> [EXERCISE BRIEF]:
Leaving out every picture, retype the lines below from the top through the one that contains "const collectorDipY = [1.0, 0.937, 1.0];".

> [RECORD LIST]:
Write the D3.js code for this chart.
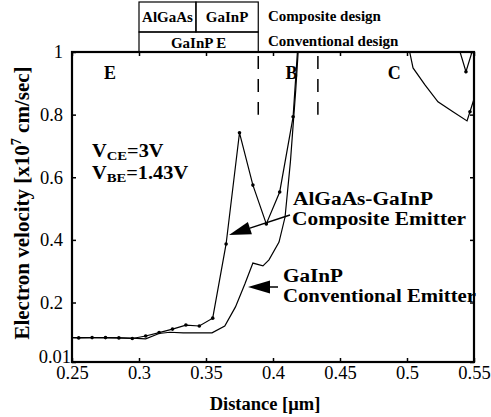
<!DOCTYPE html>
<html>
<head>
<meta charset="utf-8">
<script src="https://cdn.jsdelivr.net/npm/d3@7"></script>
<style>
  html, body { margin: 0; padding: 0; background: #fff; }
  svg { display: block; font-family: "Liberation Serif", "Times New Roman", serif; }
</style>
</head>
<body>
<svg id="chart" width="491" height="417"></svg>
<script>
// Electron velocity profiles through the emitter (E), base (B) and collector (C)
const xTicks = [0.25, 0.3, 0.35, 0.4, 0.45, 0.5, 0.55];
const xTickLabels = ["0.25", "0.3", "0.35", "0.4", "0.45", "0.5", "0.55"];
const yTicks = [0.01, 0.2, 0.4, 0.6, 0.8, 1];
const yTickLabels = ["0.01", "0.2", "0.4", "0.6", "0.8", "1"];

// AlGaAs-GaInP composite emitter (marked points)
const compositeX = [0.25, 0.255, 0.265, 0.275, 0.285, 0.295, 0.305, 0.315, 0.325, 0.335, 0.345, 0.355, 0.365, 0.375, 0.385, 0.395, 0.405, 0.415, 0.419];
const compositeY = [0.088, 0.087, 0.088, 0.088, 0.087, 0.085, 0.093, 0.104, 0.115, 0.128, 0.125, 0.150, 0.387, 0.742, 0.575, 0.451, 0.553, 0.793, 1.05];
// composite emitter, collector side
const collectorX = [0.502, 0.5045, 0.5134, 0.5231, 0.5343, 0.5448, 0.547, 0.55];
const collectorY = [1.0, 0.949, 0.895, 0.841, 0.809, 0.780, 0.809, 0.85];
const collectorDipX = [0.5396, 0.544, 0.5485];
const collectorDipY = [1.0, 0.937, 1.0];

// GaInP conventional emitter
const conventionalX = [0.25, 0.265, 0.285, 0.295, 0.305, 0.315, 0.323, 0.333, 0.3545, 0.364, 0.372, 0.379, 0.385, 0.3925, 0.397, 0.4045, 0.409, 0.413, 0.417, 0.4195];
const conventionalY = [0.088, 0.088, 0.087, 0.086, 0.084, 0.101, 0.105, 0.103, 0.103, 0.125, 0.186, 0.259, 0.326, 0.317, 0.336, 0.393, 0.473, 0.65, 0.88, 1.05];

// layer boundaries (dashed)
const boundaries = [0.389, 0.4335];
const boundaryBottom = 0.8;

const svg = d3.select("#chart");
const m = { left: 72, right: 474, top: 52, bottom: 362 };

const x = d3.scaleLinear().domain([0.25, 0.55]).range([m.left, m.right]);
const y = d3.scaleLinear().domain([0.01, 1]).range([m.bottom, m.top]);

svg.append("defs").append("clipPath").attr("id", "plotClip")
  .append("rect").attr("x", m.left).attr("y", m.top)
  .attr("width", m.right - m.left).attr("height", m.bottom - m.top);

const plot = svg.append("g").attr("clip-path", "url(#plotClip)");

const line = d3.line().x(d => x(d[0])).y(d => y(d[1]));
const zip = (a, b) => a.map((v, i) => [v, b[i]]);

const composite = zip(compositeX, compositeY);
const collector = zip(collectorX, collectorY);
const collectorDip = zip(collectorDipX, collectorDipY);
const conventional = zip(conventionalX, conventionalY);

[conventional, composite, collector, collectorDip].forEach(s => {
  plot.append("path").datum(s).attr("d", line)
    .attr("fill", "none").attr("stroke", "#000").attr("stroke-width", 1.2);
});

plot.selectAll("circle.cm").data(composite.slice(1, -1).concat([collector[6], collectorDip[1]]))
  .enter().append("circle").attr("class", "cm")
  .attr("cx", d => x(d[0])).attr("cy", d => y(d[1])).attr("r", 1.8).attr("fill", "#000");

// dashed layer boundaries
boundaries.forEach(b => {
  svg.append("line")
    .attr("x1", x(b)).attr("x2", x(b)).attr("y1", y(1)).attr("y2", y(boundaryBottom))
    .attr("stroke", "#000").attr("stroke-width", 1.5).attr("stroke-dasharray", "13,10")
    .attr("stroke-dashoffset", -4);
});

// axes
const xAxisB = d3.axisBottom(x).tickValues(xTicks).tickFormat((d, i) => xTickLabels[i]).tickSize(-4).tickPadding(4);
const xAxisT = d3.axisTop(x).tickValues(xTicks).tickFormat("").tickSize(-4);
const yAxisL = d3.axisLeft(y).tickValues(yTicks).tickFormat((d, i) => yTickLabels[i]).tickSize(-4);
const yAxisR = d3.axisRight(y).tickValues(yTicks).tickFormat("").tickSize(-4);

const gxb = svg.append("g").attr("transform", `translate(0,${m.bottom})`).call(xAxisB);
const gxt = svg.append("g").attr("transform", `translate(0,${m.top})`).call(xAxisT);
const gyl = svg.append("g").attr("transform", `translate(${m.left},0)`).call(yAxisL);
const gyr = svg.append("g").attr("transform", `translate(${m.right},0)`).call(yAxisR);

[gxb, gxt, gyl, gyr].forEach(g => {
  g.select(".domain").remove();
  g.selectAll(".tick line").attr("stroke", "#000").attr("stroke-width", 1.5);
  g.selectAll("text").attr("fill", "#000").style("font-family", "Liberation Serif, serif").style("font-size", "18.5px");
});
// the bottom label sits tucked into the corner, just above the x labels
gyl.selectAll(".tick text")
  .attr("x", (d, i) => i === 0 ? -1 : -9)
  .attr("y", (d, i) => i === 0 ? -5 : 0);

// frame
svg.append("rect").attr("x", m.left).attr("y", m.top)
  .attr("width", m.right - m.left).attr("height", m.bottom - m.top)
  .attr("fill", "none").attr("stroke", "#000").attr("stroke-width", 2.2);

// axis titles
svg.append("text").attr("x", 265).attr("y", 410)
  .attr("text-anchor", "middle").style("font-weight", "bold").style("font-size", "18.5px")
  .text("Distance [\u03bcm]");

const yl = svg.append("text").attr("transform", `translate(29,203) rotate(-90)`)
  .attr("text-anchor", "middle").style("font-weight", "bold").style("font-size", "21px");
yl.append("tspan").text("Electron velocity [x10");
yl.append("tspan").attr("dy", -8).style("font-size", "14px").text("7");
yl.append("tspan").attr("dy", 8).text(" cm/sec]");

// design boxes above the plot
function boxRect(x0, y0, x1, y1) {
  svg.append("rect").attr("x", x0).attr("y", y0).attr("width", x1 - x0).attr("height", y1 - y0)
    .attr("fill", "none").attr("stroke", "#000").attr("stroke-width", 1.2);
}
const xE0 = x(0.30), xE1 = x(0.389), xMid = x(0.3425);
boxRect(xE0, 2, xMid, 32);
boxRect(xMid, 2, xE1, 32);
boxRect(xE0, 32, xE1, m.top);

const bold = sel => sel.style("font-weight", "bold").style("font-size", "15px");
bold(svg.append("text").attr("x", (xE0 + xMid) / 2).attr("y", 22).attr("text-anchor", "middle").text("AlGaAs"));
bold(svg.append("text").attr("x", (xMid + xE1) / 2).attr("y", 22).attr("text-anchor", "middle").text("GaInP"));
bold(svg.append("text").attr("x", (xE0 + xE1) / 2).attr("y", 48).attr("text-anchor", "middle").text("GaInP E"));
bold(svg.append("text").attr("x", 268).attr("y", 21).text("Composite design"));
bold(svg.append("text").attr("x", 268).attr("y", 46).text("Conventional design"));

// region labels
const region = (t, xx) => svg.append("text").attr("x", xx).attr("y", 79).attr("text-anchor", "middle")
  .style("font-weight", "bold").style("font-size", "18px").text(t);
region("E", x(0.2784));
region("B", x(0.4138));
region("C", x(0.4905));

// bias conditions
function bias(yy, sub, val) {
  const g = svg.append("g").attr("transform", `translate(92,${yy}) scale(1.13,1)`);
  const t = g.append("text").attr("x", 0).attr("y", 0).style("font-weight", "bold").style("font-size", "18px");
  t.append("tspan").text("V");
  t.append("tspan").attr("dy", 3).style("font-size", "13px").text(sub);
  t.append("tspan").attr("dy", -3).text(val);
}
bias(157, "CE", "=3V");
bias(179, "BE", "=1.43V");

// curve annotations
const ann = (t, xx, yy, len) => svg.append("text").attr("x", xx).attr("y", yy)
  .attr("textLength", len).attr("lengthAdjust", "spacingAndGlyphs")
  .style("font-weight", "bold").style("font-size", "18px").text(t);
ann("AlGaAs-GaInP", 293, 205, 140);
ann("Composite Emitter", 292, 225, 174);
ann("GaInP", 283, 282, 60);
ann("Conventional Emitter", 283, 302, 193);

function arrow(x0, y0, x1, y1) {
  const ang = Math.atan2(y1 - y0, x1 - x0);
  const L = 22, W = 6.5;
  const bx = x1 - L * Math.cos(ang), by = y1 - L * Math.sin(ang);
  svg.append("line").attr("x1", x0).attr("y1", y0).attr("x2", bx).attr("y2", by)
    .attr("stroke", "#000").attr("stroke-width", 1.5);
  const px = -Math.sin(ang) * W, py = Math.cos(ang) * W;
  svg.append("path")
    .attr("d", `M${x1},${y1}L${bx + px},${by + py}L${bx - px},${by - py}Z`)
    .attr("fill", "#000");
}
arrow(290, 215, 229, 235);
arrow(278, 287, 248, 287);
</script>
</body>
</html>
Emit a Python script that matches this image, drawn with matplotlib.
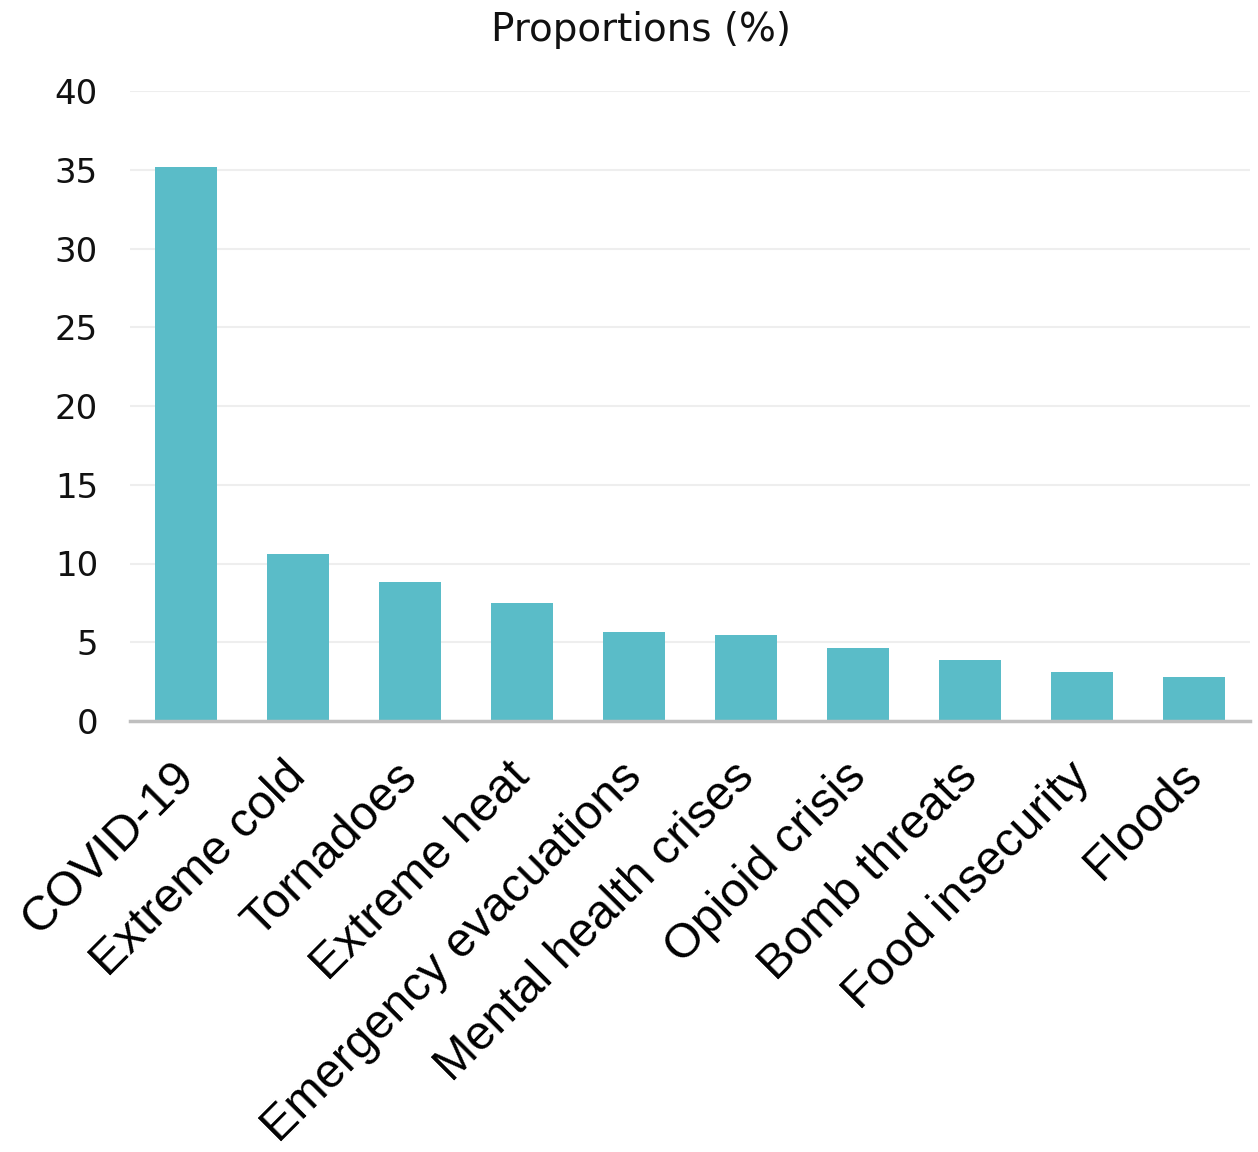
import matplotlib
matplotlib.use("Agg")
import matplotlib.pyplot as plt
import matplotlib.transforms as mtransforms

categories = ["COVID-19", "Extreme cold", "Tornadoes", "Extreme heat",
              "Emergency evacuations", "Mental health crises", "Opioid crisis",
              "Bomb threats", "Food insecurity", "Floods"]
values = [35.15, 10.62, 8.8, 7.51, 5.67, 5.44, 4.65, 3.87, 3.09, 2.81]
yticks = [0, 5, 10, 15, 20, 25, 30, 35, 40]
title = "Proportions (%)"

fig = plt.figure(figsize=(12.58, 11.52), dpi=100)
ax = fig.add_axes([130/1258, 1-721/1152, 1120/1258, 630/1152])

x = list(range(len(categories)))
ax.bar(x, values, width=0.55, color="#5ABCC8", zorder=3)
ax.set_xlim(-0.5, len(categories) - 0.5)
ax.set_ylim(0, 40)
ax.set_yticks(yticks)
ax.set_yticklabels([str(v) for v in yticks], fontsize=24.5, family="DejaVu Sans", color="#111111")
ax.yaxis.grid(True, color="#EEEEEE", linewidth=1.5, zorder=0)
ax.set_axisbelow(True)
for s in ["left", "right", "top"]:
    ax.spines[s].set_visible(False)
ax.spines["bottom"].set_color("#BFBFBF")
ax.spines["bottom"].set_linewidth(2.5)
ax.spines["bottom"].set_zorder(4)
ax.tick_params(axis="both", length=0)
ax.tick_params(axis="y", pad=23)

ax.set_xticks(x)
ax.set_xticklabels(categories, rotation=45, ha="right", va="top",
                   rotation_mode="anchor", fontsize=34.8, family="Liberation Sans",
                   color="black")
offset = mtransforms.ScaledTranslation(-0.15, -0.28, fig.dpi_scale_trans)
for lab in ax.get_xticklabels():
    lab.set_transform(lab.get_transform() + offset)

fig.text(641/1258, 1-30/1152, title, ha="center", va="center", fontsize=28,
         family="DejaVu Sans", color="#111111")

fig.savefig("out.png", dpi=100, facecolor="white")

> [SOLUTION]:
Write the D3.js code for this chart.
<!DOCTYPE html>
<html>
<head>
<meta charset="utf-8">
<script src="https://cdn.jsdelivr.net/npm/d3@7"></script>
<style>
  html, body { margin: 0; padding: 0; background: #fff; }
  svg { display: block; font-family: "Liberation Serif", "Times New Roman", serif; }
</style>
</head>
<body>
<svg id="chart" width="491" height="417"></svg>
<script>
// Electron velocity profiles through the emitter (E), base (B) and collector (C)
const xTicks = [0.25, 0.3, 0.35, 0.4, 0.45, 0.5, 0.55];
const xTickLabels = ["0.25", "0.3", "0.35", "0.4", "0.45", "0.5", "0.55"];
const yTicks = [0.01, 0.2, 0.4, 0.6, 0.8, 1];
const yTickLabels = ["0.01", "0.2", "0.4", "0.6", "0.8", "1"];

// AlGaAs-GaInP composite emitter (marked points)
const compositeX = [0.25, 0.255, 0.265, 0.275, 0.285, 0.295, 0.305, 0.315, 0.325, 0.335, 0.345, 0.355, 0.365, 0.375, 0.385, 0.395, 0.405, 0.415, 0.419];
const compositeY = [0.088, 0.087, 0.088, 0.088, 0.087, 0.085, 0.093, 0.104, 0.115, 0.128, 0.125, 0.150, 0.387, 0.742, 0.575, 0.451, 0.553, 0.793, 1.05];
// composite emitter, collector side
const collectorX = [0.502, 0.5045, 0.5134, 0.5231, 0.5343, 0.5448, 0.547, 0.55];
const collectorY = [1.0, 0.949, 0.895, 0.841, 0.809, 0.780, 0.809, 0.85];
const collectorDipX = [0.5396, 0.544, 0.5485];
const collectorDipY = [1.0, 0.937, 1.0];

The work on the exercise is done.